**Job**
Would you repeat the listing exactly but omit every picture?

**Available data**
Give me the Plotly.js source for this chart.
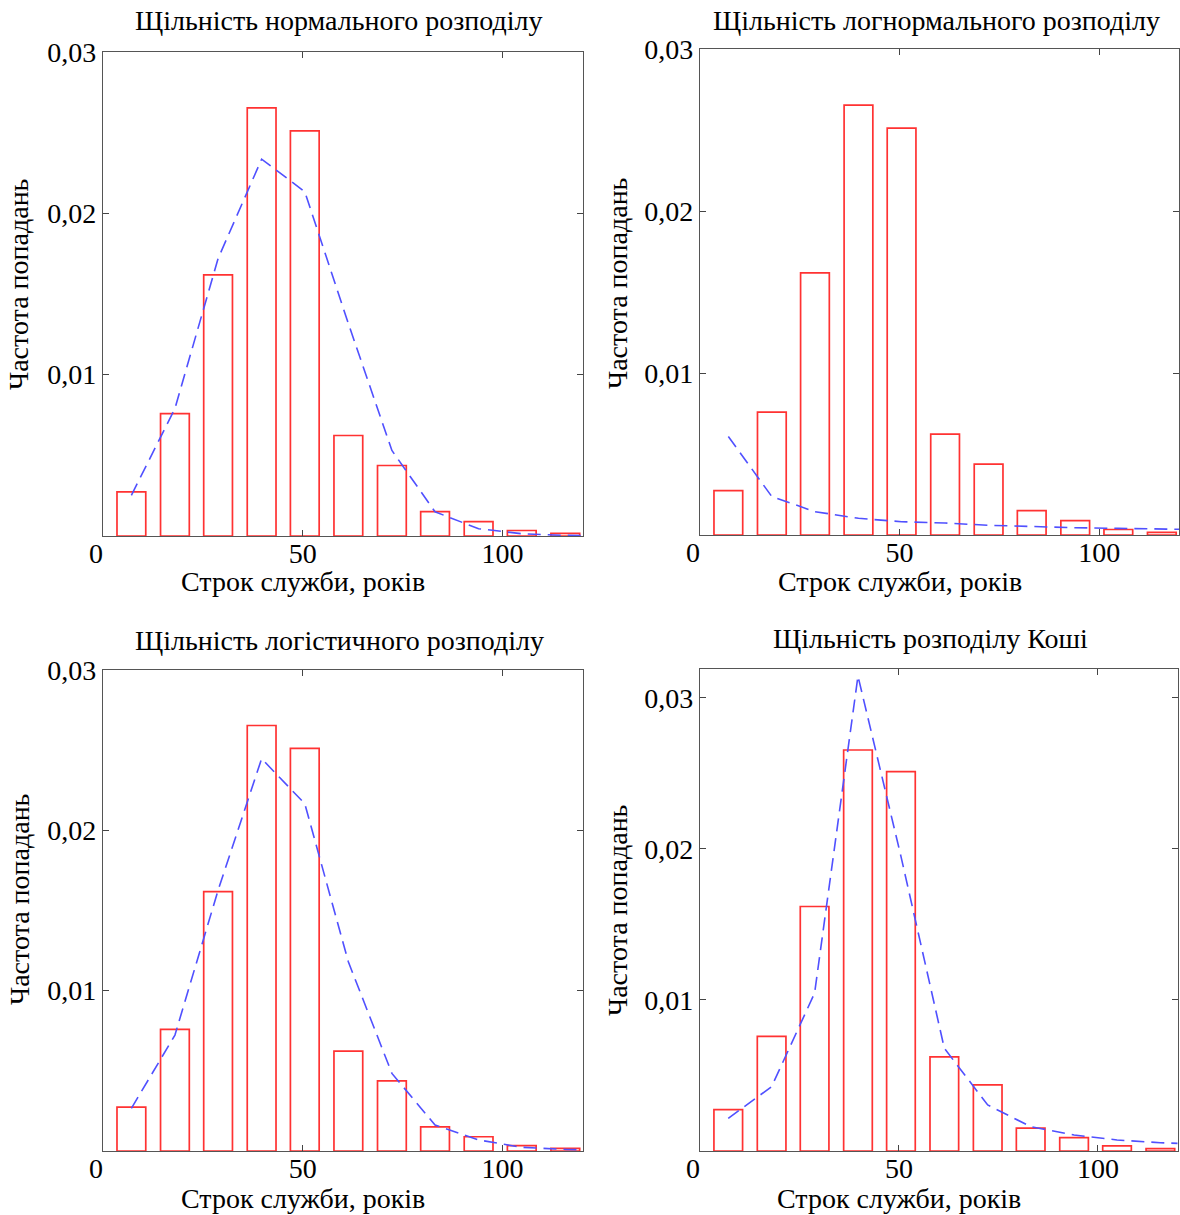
<!DOCTYPE html>
<html>
<head>
<meta charset="utf-8">
<script src="https://cdn.plot.ly/plotly-3.0.1.min.js"></script>
<style>html,body{margin:0;padding:0;background:#fff;}</style>
</head>
<body>
<div id="chart" style="width:1180px;height:1215px;"></div>
<script>
// Bin centres (years) and observed frequencies (same histogram in every panel)
const binCenters = [7.1, 18.0, 28.8, 39.7, 50.5, 61.4, 72.3, 83.1, 94.0, 104.8, 115.7];
const observedFreq = [0.00274, 0.00758, 0.01618, 0.02654, 0.02511, 0.00623, 0.00437, 0.00151, 0.00089, 0.00034, 0.00016];

// x positions of the fitted curves
const fitX = [7.1, 18.0, 28.8, 39.7, 50.5, 61.4, 72.3, 83.1, 94.0, 104.8, 115.7, 121];
// fitted densities
const normalFit = [0.00252, 0.0079, 0.0172, 0.02336, 0.02134, 0.01317, 0.0053, 0.0015, 0.00045, 0.00014, 0.00004, 0.00002];
const lognormalFit = [0.00608, 0.00237, 0.00144, 0.00103, 0.00082, 0.00074, 0.0006, 0.00052, 0.00045, 0.00041, 0.00037, 0.00035];
const logisticFit = [0.00266, 0.00723, 0.01626, 0.02447, 0.02166, 0.0118, 0.00484, 0.00162, 0.00069, 0.00023, 0.0001, 0.00007];
const cauchyFit = [0.00216, 0.00426, 0.01045, 0.03143, 0.0195, 0.0068, 0.00305, 0.00161, 0.00106, 0.00073, 0.00055, 0.0005];

const panelTitles = ["Щільність нормального розподілу", "Щільність логнормального розподілу",
                     "Щільність логістичного розподілу", "Щільність розподілу Коші"];
const xAxisTitle = "Строк служби, років";
const yAxisTitle = "Частота попадань";
const xTickVals = [0, 50, 100];
const xTickText = ["0\u00a0\u00a0", "50", "100"];
const yTickVals = [0.01, 0.02, 0.03];

const fits = [normalFit, lognormalFit, logisticFit, cauchyFit];
const yMax = [0.03, 0.03, 0.03, 0.0319];

const FONT = "Liberation Serif, Times New Roman, serif";
const FS = 28;
const W = 1180, H = 1215;
const boxes = [
  {l:103, r:582.5, t:52, b:536},
  {l:700, r:1179, t:49, b:535},
  {l:103, r:582.5, t:670, b:1151},
  {l:700, r:1177.5, t:669, b:1151}
];
const titleY = [20, 20, 640, 638];
const titleX = [338, 936, 339, 930];
const xTitleY = [582, 582, 1198, 1198];
const yTitlePos = [{x:19, y:285}, {x:617, y:284}, {x:19, y:900}, {x:617, y:911}];

const data = [];
const layout = {
  width: W, height: H,
  margin: {l:0, r:0, t:0, b:0},
  paper_bgcolor: "#fff", plot_bgcolor: "#fff",
  showlegend: false,
  separators: ",.",
  font: {family: FONT, size: FS, color: "#000"},
  annotations: []
};

fits.forEach((fit, i) => {
  const n = i + 1;
  const sfx = (n === 1 ? "" : String(n));
  data.push({
    type: "bar", x: binCenters, y: observedFreq, width: 7.2,
    xaxis: "x" + sfx, yaxis: "y" + sfx,
    marker: {color: "rgba(255,255,255,0)", line: {color: "rgb(255,50,50)", width: 1.7}},
    hoverinfo: "x+y"
  });
  data.push({
    type: "scatter", mode: "lines", x: fitX, y: fit,
    xaxis: "x" + sfx, yaxis: "y" + sfx,
    line: {color: "rgb(80,80,255)", width: 1.6, dash: "13px,7px"}
  });
  const bx = boxes[i];
  const axCommon = {
    showline: true, linecolor: "#555", linewidth: 1.2, mirror: "ticks",
    ticks: "inside", ticklen: 6, tickcolor: "#444", tickwidth: 1,
    showgrid: false, zeroline: false,
    tickfont: {family: FONT, size: FS, color: "#000"}
  };
  layout["xaxis" + sfx] = Object.assign({}, axCommon, {
    domain: [bx.l / W, bx.r / W], anchor: "y" + sfx,
    range: [0, 120], tickvals: xTickVals, ticktext: xTickText,
    ticklabelstandoff: -8
  });
  layout["yaxis" + sfx] = Object.assign({}, axCommon, {
    domain: [1 - bx.b / H, 1 - bx.t / H], anchor: "x" + sfx,
    range: [0, yMax[i]], tickvals: yTickVals, tickformat: ".2f"
  });
  // panel title
  layout.annotations.push({
    text: panelTitles[i], xref: "paper", yref: "paper",
    x: titleX[i] / W, y: 1 - titleY[i] / H, xanchor: "center", yanchor: "middle",
    showarrow: false, font: {family: FONT, size: FS, color: "#000"}
  });
  // x-axis title (centred under the tick 50, as in the original)
  layout.annotations.push({
    text: xAxisTitle, xref: "x" + sfx, yref: "paper",
    x: 50, y: 1 - xTitleY[i] / H, xanchor: "center", yanchor: "middle",
    showarrow: false, font: {family: FONT, size: FS, color: "#000"}
  });
  // y-axis title
  layout.annotations.push({
    text: yAxisTitle, xref: "paper", yref: "paper", textangle: -90,
    x: yTitlePos[i].x / W, y: 1 - yTitlePos[i].y / H, xanchor: "center", yanchor: "middle",
    showarrow: false, font: {family: FONT, size: FS, color: "#000"}
  });
});

Plotly.newPlot("chart", data, layout, {displayModeBar: false, staticPlot: true});
</script>
</body>
</html>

**Problem solution**
Give me the Plotly.js source for this chart.
<!DOCTYPE html>
<html>
<head>
<meta charset="utf-8">
<script src="https://cdn.plot.ly/plotly-3.0.1.min.js"></script>
<style>html,body{margin:0;padding:0;background:#fff;}</style>
</head>
<body>
<div id="chart" style="width:1180px;height:1215px;"></div>
<script>
// Bin centres (years) and observed frequencies (same histogram in every panel)
const binCenters = [7.1, 18.0, 28.8, 39.7, 50.5, 61.4, 72.3, 83.1, 94.0, 104.8, 115.7];
const observedFreq = [0.00274, 0.00758, 0.01618, 0.02654, 0.02511, 0.00623, 0.00437, 0.00151, 0.00089, 0.00034, 0.00016];

// x positions of the fitted curves
const fitX = [7.1, 18.0, 28.8, 39.7, 50.5, 61.4, 72.3, 83.1, 94.0, 104.8, 115.7, 121];
// fitted densities
const normalFit = [0.00252, 0.0079, 0.0172, 0.02336, 0.02134, 0.01317, 0.0053, 0.0015, 0.00045, 0.00014, 0.00004, 0.00002];
const lognormalFit = [0.00608, 0.00237, 0.00144, 0.00103, 0.00082, 0.00074, 0.0006, 0.00052, 0.00045, 0.00041, 0.00037, 0.00035];
const logisticFit = [0.00266, 0.00723, 0.01626, 0.02447, 0.02166, 0.0118, 0.00484, 0.00162, 0.00069, 0.00023, 0.0001, 0.00007];
const cauchyFit = [0.00216, 0.00426, 0.01045, 0.03143, 0.0195, 0.0068, 0.00305, 0.00161, 0.00106, 0.00073, 0.00055, 0.0005];

const panelTitles = ["Щільність нормального розподілу", "Щільність логнормального розподілу",
                     "Щільність логістичного розподілу", "Щільність розподілу Коші"];
const xAxisTitle = "Строк служби, років";
const yAxisTitle = "Частота попадань";
const xTickVals = [0, 50, 100];
const xTickText = ["0\u00a0\u00a0", "50", "100"];
const yTickVals = [0.01, 0.02, 0.03];

const fits = [normalFit, lognormalFit, logisticFit, cauchyFit];
const yMax = [0.03, 0.03, 0.03, 0.0319];

const FONT = "Liberation Serif, Times New Roman, serif";
const FS = 28;
const W = 1180, H = 1215;
const boxes = [
  {l:103, r:582.5, t:52, b:536},
  {l:700, r:1179, t:49, b:535},
  {l:103, r:582.5, t:670, b:1151},
  {l:700, r:1177.5, t:669, b:1151}
];
const titleY = [20, 20, 640, 638];
const titleX = [338, 936, 339, 930];
const xTitleY = [582, 582, 1198, 1198];
const yTitlePos = [{x:19, y:285}, {x:617, y:284}, {x:19, y:900}, {x:617, y:911}];

const data = [];
const layout = {
  width: W, height: H,
  margin: {l:0, r:0, t:0, b:0},
  paper_bgcolor: "#fff", plot_bgcolor: "#fff",
  showlegend: false,
  separators: ",.",
  font: {family: FONT, size: FS, color: "#000"},
  annotations: []
};

fits.forEach((fit, i) => {
  const n = i + 1;
  const sfx = (n === 1 ? "" : String(n));
  data.push({
    type: "bar", x: binCenters, y: observedFreq, width: 7.2,
    xaxis: "x" + sfx, yaxis: "y" + sfx,
    marker: {color: "rgba(255,255,255,0)", line: {color: "rgb(255,50,50)", width: 1.7}},
    hoverinfo: "x+y"
  });
  data.push({
    type: "scatter", mode: "lines", x: fitX, y: fit,
    xaxis: "x" + sfx, yaxis: "y" + sfx,
    line: {color: "rgb(80,80,255)", width: 1.6, dash: "13px,7px"}
  });
  const bx = boxes[i];
  const axCommon = {
    showline: true, linecolor: "#555", linewidth: 1.2, mirror: "ticks",
    ticks: "inside", ticklen: 6, tickcolor: "#444", tickwidth: 1,
    showgrid: false, zeroline: false,
    tickfont: {family: FONT, size: FS, color: "#000"}
  };
  layout["xaxis" + sfx] = Object.assign({}, axCommon, {
    domain: [bx.l / W, bx.r / W], anchor: "y" + sfx,
    range: [0, 120], tickvals: xTickVals, ticktext: xTickText,
    ticklabelstandoff: -8
  });
  layout["yaxis" + sfx] = Object.assign({}, axCommon, {
    domain: [1 - bx.b / H, 1 - bx.t / H], anchor: "x" + sfx,
    range: [0, yMax[i]], tickvals: yTickVals, tickformat: ".2f"
  });
  // panel title
  layout.annotations.push({
    text: panelTitles[i], xref: "paper", yref: "paper",
    x: titleX[i] / W, y: 1 - titleY[i] / H, xanchor: "center", yanchor: "middle",
    showarrow: false, font: {family: FONT, size: FS, color: "#000"}
  });
  // x-axis title (centred under the tick 50, as in the original)
  layout.annotations.push({
    text: xAxisTitle, xref: "x" + sfx, yref: "paper",
    x: 50, y: 1 - xTitleY[i] / H, xanchor: "center", yanchor: "middle",
    showarrow: false, font: {family: FONT, size: FS, color: "#000"}
  });
  // y-axis title
  layout.annotations.push({
    text: yAxisTitle, xref: "paper", yref: "paper", textangle: -90,
    x: yTitlePos[i].x / W, y: 1 - yTitlePos[i].y / H, xanchor: "center", yanchor: "middle",
    showarrow: false, font: {family: FONT, size: FS, color: "#000"}
  });
});

Plotly.newPlot("chart", data, layout, {displayModeBar: false, staticPlot: true});
</script>
</body>
</html>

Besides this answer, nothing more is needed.